%%

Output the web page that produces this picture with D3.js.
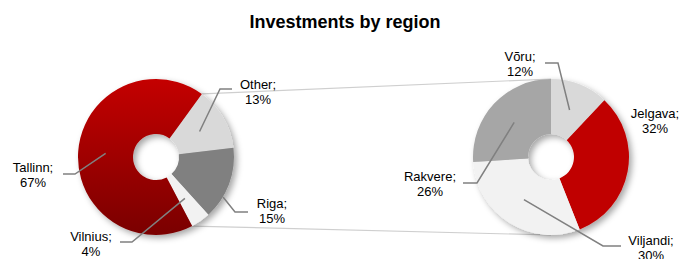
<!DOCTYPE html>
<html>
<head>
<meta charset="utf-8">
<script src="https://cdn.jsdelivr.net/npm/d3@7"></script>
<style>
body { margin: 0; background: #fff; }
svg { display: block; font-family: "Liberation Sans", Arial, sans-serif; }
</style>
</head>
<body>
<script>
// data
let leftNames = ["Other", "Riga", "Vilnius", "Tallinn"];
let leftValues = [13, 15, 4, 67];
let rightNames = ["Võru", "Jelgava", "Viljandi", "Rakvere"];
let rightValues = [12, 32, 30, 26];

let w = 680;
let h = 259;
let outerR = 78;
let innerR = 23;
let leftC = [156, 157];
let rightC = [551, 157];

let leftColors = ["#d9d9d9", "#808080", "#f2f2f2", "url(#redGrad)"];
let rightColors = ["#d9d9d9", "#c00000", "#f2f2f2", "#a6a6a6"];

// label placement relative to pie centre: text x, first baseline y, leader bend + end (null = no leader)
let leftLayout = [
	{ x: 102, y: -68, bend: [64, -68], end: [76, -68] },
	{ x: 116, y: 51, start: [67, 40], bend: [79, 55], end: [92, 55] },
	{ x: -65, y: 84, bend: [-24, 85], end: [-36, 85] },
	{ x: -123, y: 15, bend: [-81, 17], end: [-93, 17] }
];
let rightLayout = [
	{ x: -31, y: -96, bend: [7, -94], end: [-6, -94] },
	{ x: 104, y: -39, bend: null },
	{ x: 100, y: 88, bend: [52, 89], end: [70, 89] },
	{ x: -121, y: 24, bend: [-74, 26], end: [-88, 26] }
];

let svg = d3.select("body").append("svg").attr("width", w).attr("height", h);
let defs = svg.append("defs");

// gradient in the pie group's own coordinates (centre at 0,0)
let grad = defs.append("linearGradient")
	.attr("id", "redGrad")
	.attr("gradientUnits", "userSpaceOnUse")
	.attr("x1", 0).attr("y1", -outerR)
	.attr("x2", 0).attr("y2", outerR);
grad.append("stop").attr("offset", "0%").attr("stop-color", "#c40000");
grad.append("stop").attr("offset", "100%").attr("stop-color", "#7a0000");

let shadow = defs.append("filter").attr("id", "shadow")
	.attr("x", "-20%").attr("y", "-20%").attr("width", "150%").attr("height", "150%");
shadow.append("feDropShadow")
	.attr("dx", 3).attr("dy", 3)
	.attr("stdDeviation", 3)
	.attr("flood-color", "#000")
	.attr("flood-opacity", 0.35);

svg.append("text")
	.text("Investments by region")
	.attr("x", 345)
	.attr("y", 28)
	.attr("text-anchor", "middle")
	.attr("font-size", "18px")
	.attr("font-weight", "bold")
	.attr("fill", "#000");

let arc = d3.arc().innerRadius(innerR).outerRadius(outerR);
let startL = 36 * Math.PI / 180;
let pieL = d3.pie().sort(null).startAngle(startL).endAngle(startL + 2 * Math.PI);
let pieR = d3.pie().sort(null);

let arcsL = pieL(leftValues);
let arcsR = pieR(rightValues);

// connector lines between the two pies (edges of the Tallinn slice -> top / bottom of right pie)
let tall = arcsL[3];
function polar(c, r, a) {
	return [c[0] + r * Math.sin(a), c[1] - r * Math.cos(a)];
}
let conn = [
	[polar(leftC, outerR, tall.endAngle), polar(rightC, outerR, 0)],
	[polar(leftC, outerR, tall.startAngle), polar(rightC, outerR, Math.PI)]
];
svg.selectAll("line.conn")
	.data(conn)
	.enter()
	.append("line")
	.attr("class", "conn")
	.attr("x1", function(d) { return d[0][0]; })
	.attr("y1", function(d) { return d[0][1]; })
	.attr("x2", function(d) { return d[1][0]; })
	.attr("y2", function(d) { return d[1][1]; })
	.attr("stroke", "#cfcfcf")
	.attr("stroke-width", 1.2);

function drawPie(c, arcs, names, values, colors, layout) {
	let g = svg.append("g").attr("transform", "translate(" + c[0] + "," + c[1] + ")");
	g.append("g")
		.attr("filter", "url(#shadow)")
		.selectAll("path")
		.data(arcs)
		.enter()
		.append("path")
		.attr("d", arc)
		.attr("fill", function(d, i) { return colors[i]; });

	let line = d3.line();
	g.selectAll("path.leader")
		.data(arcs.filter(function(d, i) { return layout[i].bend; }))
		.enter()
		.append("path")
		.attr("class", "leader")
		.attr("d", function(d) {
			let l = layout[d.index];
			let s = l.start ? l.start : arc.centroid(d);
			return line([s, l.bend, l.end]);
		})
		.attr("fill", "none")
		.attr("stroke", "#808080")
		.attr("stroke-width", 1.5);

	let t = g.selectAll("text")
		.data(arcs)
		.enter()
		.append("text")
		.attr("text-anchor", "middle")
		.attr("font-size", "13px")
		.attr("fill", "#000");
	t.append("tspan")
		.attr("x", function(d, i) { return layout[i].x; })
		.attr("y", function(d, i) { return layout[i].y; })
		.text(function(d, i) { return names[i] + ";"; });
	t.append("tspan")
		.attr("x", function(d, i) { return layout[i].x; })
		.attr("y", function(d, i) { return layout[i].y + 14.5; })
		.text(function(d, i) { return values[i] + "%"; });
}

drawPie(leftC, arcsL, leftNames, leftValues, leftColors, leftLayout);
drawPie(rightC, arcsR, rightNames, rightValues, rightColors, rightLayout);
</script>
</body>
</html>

%%

* [WHAT YOU HAVE TO DO] Reproduce all of the material exactly, apart from the pictures.

* [FULL SOLUTION]
Output the web page that produces this picture with D3.js.
<!DOCTYPE html>
<html>
<head>
<meta charset="utf-8">
<script src="https://cdn.jsdelivr.net/npm/d3@7"></script>
<style>
body { margin: 0; background: #fff; }
svg { display: block; font-family: "Liberation Sans", Arial, sans-serif; }
</style>
</head>
<body>
<script>
// data
let leftNames = ["Other", "Riga", "Vilnius", "Tallinn"];
let leftValues = [13, 15, 4, 67];
let rightNames = ["Võru", "Jelgava", "Viljandi", "Rakvere"];
let rightValues = [12, 32, 30, 26];

let w = 680;
let h = 259;
let outerR = 78;
let innerR = 23;
let leftC = [156, 157];
let rightC = [551, 157];

let leftColors = ["#d9d9d9", "#808080", "#f2f2f2", "url(#redGrad)"];
let rightColors = ["#d9d9d9", "#c00000", "#f2f2f2", "#a6a6a6"];

// label placement relative to pie centre: text x, first baseline y, leader bend + end (null = no leader)
let leftLayout = [
	{ x: 102, y: -68, bend: [64, -68], end: [76, -68] },
	{ x: 116, y: 51, start: [67, 40], bend: [79, 55], end: [92, 55] },
	{ x: -65, y: 84, bend: [-24, 85], end: [-36, 85] },
	{ x: -123, y: 15, bend: [-81, 17], end: [-93, 17] }
];
let rightLayout = [
	{ x: -31, y: -96, bend: [7, -94], end: [-6, -94] },
	{ x: 104, y: -39, bend: null },
	{ x: 100, y: 88, bend: [52, 89], end: [70, 89] },
	{ x: -121, y: 24, bend: [-74, 26], end: [-88, 26] }
];

let svg = d3.select("body").append("svg").attr("width", w).attr("height", h);
let defs = svg.append("defs");

// gradient in the pie group's own coordinates (centre at 0,0)
let grad = defs.append("linearGradient")
	.attr("id", "redGrad")
	.attr("gradientUnits", "userSpaceOnUse")
	.attr("x1", 0).attr("y1", -outerR)
	.attr("x2", 0).attr("y2", outerR);
grad.append("stop").attr("offset", "0%").attr("stop-color", "#c40000");
grad.append("stop").attr("offset", "100%").attr("stop-color", "#7a0000");

let shadow = defs.append("filter").attr("id", "shadow")
	.attr("x", "-20%").attr("y", "-20%").attr("width", "150%").attr("height", "150%");
shadow.append("feDropShadow")
	.attr("dx", 3).attr("dy", 3)
	.attr("stdDeviation", 3)
	.attr("flood-color", "#000")
	.attr("flood-opacity", 0.35);

svg.append("text")
	.text("Investments by region")
	.attr("x", 345)
	.attr("y", 28)
	.attr("text-anchor", "middle")
	.attr("font-size", "18px")
	.attr("font-weight", "bold")
	.attr("fill", "#000");

let arc = d3.arc().innerRadius(innerR).outerRadius(outerR);
let startL = 36 * Math.PI / 180;
let pieL = d3.pie().sort(null).startAngle(startL).endAngle(startL + 2 * Math.PI);
let pieR = d3.pie().sort(null);

let arcsL = pieL(leftValues);
let arcsR = pieR(rightValues);

// connector lines between the two pies (edges of the Tallinn slice -> top / bottom of right pie)
let tall = arcsL[3];
function polar(c, r, a) {
	return [c[0] + r * Math.sin(a), c[1] - r * Math.cos(a)];
}
let conn = [
	[polar(leftC, outerR, tall.endAngle), polar(rightC, outerR, 0)],
	[polar(leftC, outerR, tall.startAngle), polar(rightC, outerR, Math.PI)]
];
svg.selectAll("line.conn")
	.data(conn)
	.enter()
	.append("line")
	.attr("class", "conn")
	.attr("x1", function(d) { return d[0][0]; })
	.attr("y1", function(d) { return d[0][1]; })
	.attr("x2", function(d) { return d[1][0]; })
	.attr("y2", function(d) { return d[1][1]; })
	.attr("stroke", "#cfcfcf")
	.attr("stroke-width", 1.2);

function drawPie(c, arcs, names, values, colors, layout) {
	let g = svg.append("g").attr("transform", "translate(" + c[0] + "," + c[1] + ")");
	g.append("g")
		.attr("filter", "url(#shadow)")
		.selectAll("path")
		.data(arcs)
		.enter()
		.append("path")
		.attr("d", arc)
		.attr("fill", function(d, i) { return colors[i]; });

	let line = d3.line();
	g.selectAll("path.leader")
		.data(arcs.filter(function(d, i) { return layout[i].bend; }))
		.enter()
		.append("path")
		.attr("class", "leader")
		.attr("d", function(d) {
			let l = layout[d.index];
			let s = l.start ? l.start : arc.centroid(d);
			return line([s, l.bend, l.end]);
		})
		.attr("fill", "none")
		.attr("stroke", "#808080")
		.attr("stroke-width", 1.5);

	let t = g.selectAll("text")
		.data(arcs)
		.enter()
		.append("text")
		.attr("text-anchor", "middle")
		.attr("font-size", "13px")
		.attr("fill", "#000");
	t.append("tspan")
		.attr("x", function(d, i) { return layout[i].x; })
		.attr("y", function(d, i) { return layout[i].y; })
		.text(function(d, i) { return names[i] + ";"; });
	t.append("tspan")
		.attr("x", function(d, i) { return layout[i].x; })
		.attr("y", function(d, i) { return layout[i].y + 14.5; })
		.text(function(d, i) { return values[i] + "%"; });
}

drawPie(leftC, arcsL, leftNames, leftValues, leftColors, leftLayout);
drawPie(rightC, arcsR, rightNames, rightValues, rightColors, rightLayout);
</script>
</body>
</html>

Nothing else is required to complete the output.